Morinis agrees: "It involves something many people don’t like to do, which is take a good hard look at yourself. That’s why musar is so counter-culture. Our society is a society of distractions and diversions. Musar is the exact opposite. It is not about diversion, but being very introspective."
Still, as the gathering in Houston and the one in New York illustrate, those rediscovering musar in the early 21st century -- observant and less observant -- are exuding a kind of enthusiasm seldom seen in Jewish circles.
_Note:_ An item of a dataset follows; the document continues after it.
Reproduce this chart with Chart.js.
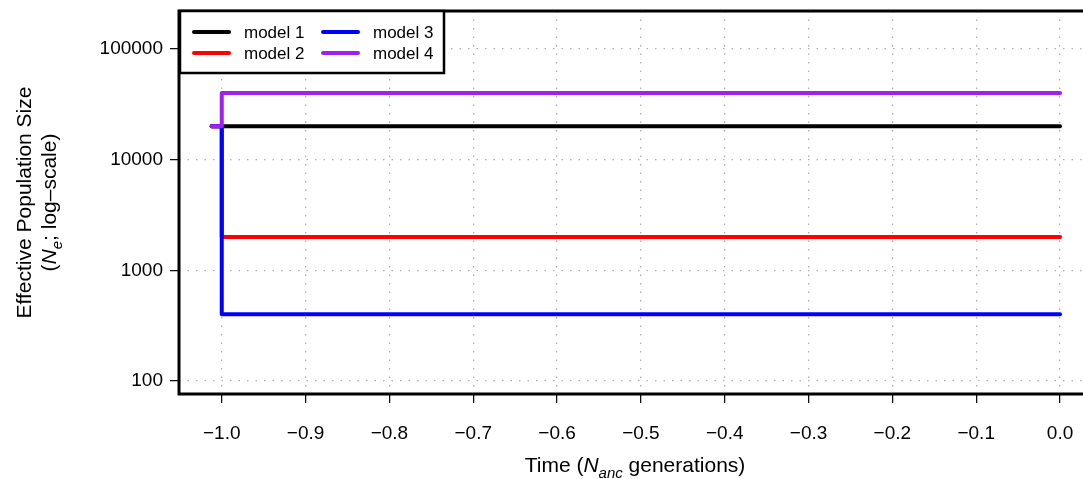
<!DOCTYPE html>
<html>
<head>
<meta charset="utf-8">
<script src="https://cdn.jsdelivr.net/npm/chart.js@4/dist/chart.umd.min.js"></script>
<style>
html,body{margin:0;padding:0;background:#fff;}
canvas{display:block;}
</style>
</head>
<body>
<canvas id="c" width="1083" height="479"></canvas>
<script>
// ---- data ----
const modelLabels = ['model 1', 'model 2', 'model 3', 'model 4'];
const modelColors = ['#000000', '#FF0000', '#0000FF', '#A020F0'];
const stepTimes = [-1.012, -1.0, -1.0, 0.0];
const model1Ne = [20000, 20000, 20000, 20000];
const model2Ne = [20000, 20000, 2000, 2000];
const model3Ne = [20000, 20000, 400, 400];
const model4Ne = [20000, 20000, 40000, 40000];
const xTickValues = [-1.0, -0.9, -0.8, -0.7, -0.6, -0.5, -0.4, -0.3, -0.2, -0.1, 0.0];
const yTickValues = [100, 1000, 10000, 100000];
const xRange = [-1.051, 0.0274];
const yRange = [76.3, 220500];

const seriesNe = [model1Ne, model2Ne, model3Ne, model4Ne];
const datasets = seriesNe.map((ne, i) => ({
  label: modelLabels[i],
  data: stepTimes.map((t, j) => ({x: t, y: ne[j]})),
  borderColor: modelColors[i],
  backgroundColor: modelColors[i],
  borderWidth: 4,
  pointRadius: 0,
  tension: 0,
  fill: false,
  borderCapStyle: 'round',
  borderJoinStyle: 'round',
  order: 4 - i
}));

const FONT = 'Liberation Sans, Arial, Helvetica, sans-serif';

function fmtX(v) {
  const a = Math.abs(v);
  if (a < 1e-9) return '0.0';
  return (v < 0 ? '\u2212' : '') + a.toFixed(1);
}

function drawRich(ctx, parts, size, cx, baseY, rotate) {
  ctx.save();
  ctx.fillStyle = '#000';
  ctx.textBaseline = 'alphabetic';
  ctx.textAlign = 'left';
  const fontOf = p => (p.italic ? 'italic ' : '') + Math.round(p.sub ? size * 0.72 : size) + 'px ' + FONT;
  let total = 0;
  parts.forEach(p => { ctx.font = fontOf(p); total += ctx.measureText(p.text).width; });
  if (rotate) {
    ctx.translate(cx, baseY);
    ctx.rotate(-Math.PI / 2);
    let x = -total / 2;
    parts.forEach(p => {
      ctx.font = fontOf(p);
      ctx.fillText(p.text, x, p.sub ? size * 0.28 : 0);
      x += ctx.measureText(p.text).width;
    });
  } else {
    let x = cx - total / 2;
    parts.forEach(p => {
      ctx.font = fontOf(p);
      ctx.fillText(p.text, x, baseY + (p.sub ? size * 0.28 : 0));
      x += ctx.measureText(p.text).width;
    });
  }
  ctx.restore();
}

const decorPlugin = {
  id: 'decor',
  afterDraw(chart) {
    const ctx = chart.ctx;
    const a = chart.chartArea;
    // frame (box)
    ctx.save();
    ctx.strokeStyle = '#000';
    ctx.lineWidth = 3;
    ctx.lineCap = 'square';
    ctx.beginPath();
    ctx.moveTo(chart.width + 5, a.top);
    ctx.lineTo(a.left, a.top);
    ctx.lineTo(a.left, a.bottom);
    ctx.lineTo(chart.width + 5, a.bottom);
    ctx.stroke();
    ctx.restore();

    // legend
    const lx = a.left + 1, ly = a.top, lw = 264, lh = 62;
    ctx.save();
    ctx.fillStyle = '#fff';
    ctx.fillRect(lx, ly, lw, lh);
    ctx.strokeStyle = '#000';
    ctx.lineWidth = 2.5;
    ctx.strokeRect(lx, ly, lw, lh);
    ctx.font = '17px ' + FONT;
    ctx.textBaseline = 'middle';
    ctx.textAlign = 'left';
    const cols = [lx + 14, lx + 143];
    const rows = [ly + 21, ly + 42];
    chart.data.datasets.forEach((ds, i) => {
      const col = cols[Math.floor(i / 2)];
      const row = rows[i % 2];
      ctx.strokeStyle = ds.borderColor;
      ctx.lineWidth = 4;
      ctx.lineCap = 'round';
      ctx.beginPath();
      ctx.moveTo(col, row);
      ctx.lineTo(col + 35, row);
      ctx.stroke();
      ctx.fillStyle = '#000';
      ctx.fillText(ds.label, col + 50, row + 1);
    });
    ctx.restore();

    // axis titles
    drawRich(ctx, [
      {text: 'Time ('},
      {text: 'N', italic: true},
      {text: 'anc', italic: true, sub: true},
      {text: ' generations)'}
    ], 21, (a.left + a.right) / 2 + 4, 472, false);
    const midY = (a.top + a.bottom) / 2;
    drawRich(ctx, [{text: 'Effective Population Size'}], 21, 31, midY, true);
    drawRich(ctx, [
      {text: '('},
      {text: 'N', italic: true},
      {text: 'e', italic: true, sub: true},
      {text: '; log\u2013scale)'}
    ], 21, 56, midY, true);
  }
};

new Chart(document.getElementById('c'), {
  type: 'line',
  data: {datasets},
  options: {
    responsive: false,
    devicePixelRatio: 1,
    animation: false,
    layout: {padding: {top: 11, right: 0, left: 0, bottom: 0}},
    plugins: {legend: {display: false}, tooltip: {enabled: false}},
    scales: {
      x: {
        type: 'linear',
        min: xRange[0],
        max: xRange[1],
        afterBuildTicks: s => { s.ticks = xTickValues.map(v => ({value: v})); },
        afterFit: s => { s.height = 85; s.paddingLeft = 0; s.paddingRight = 0; },
        ticks: {
          callback: v => fmtX(v),
          font: {family: FONT, size: 19},
          color: '#000',
          padding: 19,
          maxRotation: 0,
          autoSkip: false
        },
        grid: {
          color: '#b0b0b0',
          lineWidth: 1.3,
          tickLength: 9,
          tickColor: '#000',
          tickWidth: 1.2
        },
        border: {display: false, dash: [1.5, 7]}
      },
      y: {
        type: 'logarithmic',
        min: yRange[0],
        max: yRange[1],
        afterBuildTicks: s => { s.ticks = yTickValues.map(v => ({value: v})); },
        afterFit: s => { s.width = 179; s.paddingTop = 0; s.paddingBottom = 0; },
        ticks: {
          callback: v => String(v),
          font: {family: FONT, size: 19},
          color: '#000',
          padding: 7,
          autoSkip: false
        },
        grid: {
          color: '#b0b0b0',
          lineWidth: 1.3,
          tickLength: 9,
          tickColor: '#000',
          tickWidth: 1.2
        },
        border: {display: false, dash: [1.5, 7]}
      }
    }
  },
  plugins: [decorPlugin]
});
</script>
</body>
</html>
Parallel to the well-known concept of tikkun olam, healing the world, musar calls on individuals to practice tikkun hamiddot, or healing the soul.
As for the future, Morinis is planning a third gathering for next year in San Francisco on May 8. As he and others walk in the footsteps of Rabbi Salanter, innovating for a new generation, plans are in the works to explore how the disparate musar programs might link up to form a more unified musar movement for the 21st century, or whether such an idea is even desirable. "The challenges we face in our generation," says Morinis, "are bigger and more powerful in some ways than those faced by any previous generation."